Schon Ende Juni vergangenen Jahres hatten die Epsilon-Angestellten gegen die Kürzungen protestiert. Die Postspitze habe ihnen damals aber zu verstehen gegeben, dass keine höheren Löhne möglich seien, hiess es in der Mitteilung weiter.

Dies sei ein Argument, das jedoch durch den seit 2020 geltenden Mindestlohn von 23 Franken in Genf widerlegt worden sei. Denn dort seien bisher keine negativen Auswirkungen auf die Aufträge festgestellt worden. «Wir erwarten, dass die Post gegen die Hungerlöhne im Konzern vorgeht», wird Syndicom-Präsident Daniel Münger im Communiqué zitiert.

Post verteidigt Lohnsystem

Die Post betonte, dass es sich für die meisten Angestellten um einen Nebenerwerb handle. Inklusive Deutschschweiz werde diese Arbeit von rund 1000 Personen während weniger Stunden pro Tag ausgeführt, sagte Léa Wertheimer im Gespräch mit Keystone-SDA.

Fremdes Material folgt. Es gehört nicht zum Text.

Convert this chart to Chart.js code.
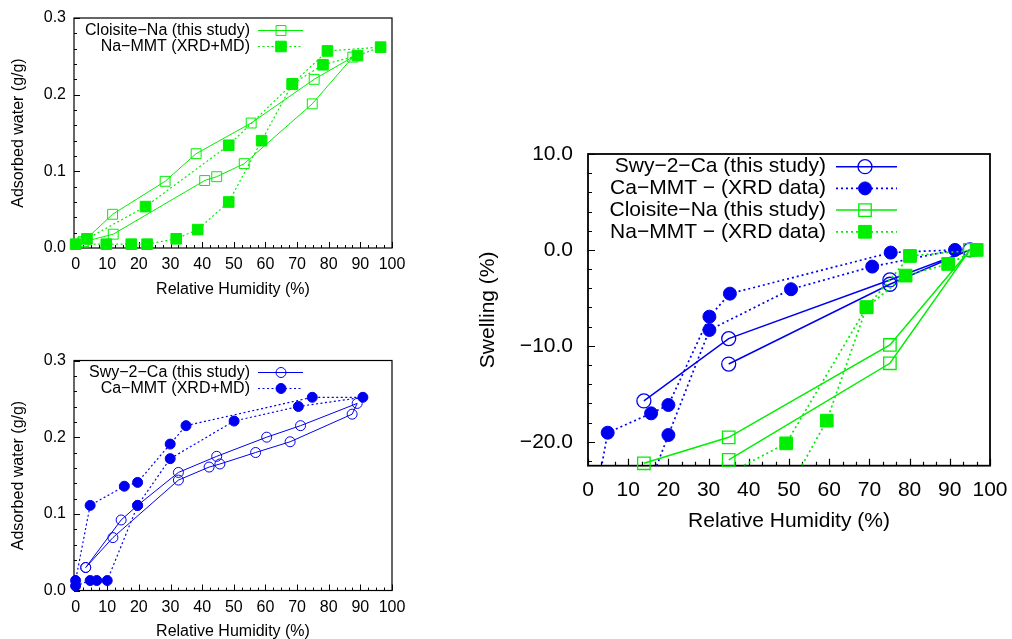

Gemäss dem neuen Lohnmodell würden diese Angestellten neu nach ihrem Aufwand, also der effektiven Arbeitszeit entlöhnt. Zusammen mit den Spesen erhalte die Mehrheit damit einen höheren Lohn.

Die Post würde mit Syndicom gerne über einen Gesamtarbeitsvertrag verhandeln, sagte Wertheimer weiter. Doch das sei von der Gewerkschaft abgelehnt worden. Forderungen für Lohnerhöhungen bei einer einzelnen Firma seien fehl am Platz. Aber «wir wären sehr bereit, über einen Branchenmindestlohn zu verhandeln», sagte Wertheimer.

180'000 Franken Busse

Bereits in den Jahren 2018 und 2019 mussten sich die Epsilon-Angestellten gegen Tiefstlöhne wehren. Im Februar 2020 wurde die Post-Tochter deswegen von der Postcom zu einer Busse von 180'000 Franken verurteilt. Das Unternehmen musste zudem rückwirkend für das Jahr 2019 Lohnnachzahlungen in der Höhe von 600'000 Franken leisten.

Das Westschweizer Frühzustellungs- und Werbevertriebsunternehmen Epsilon SA ist seit 2011 eine hundertprozentige Tochter der Schweizerischen Post. Es ist vor allem in den Kantonen Genf, Waadt und Freiburg tätig.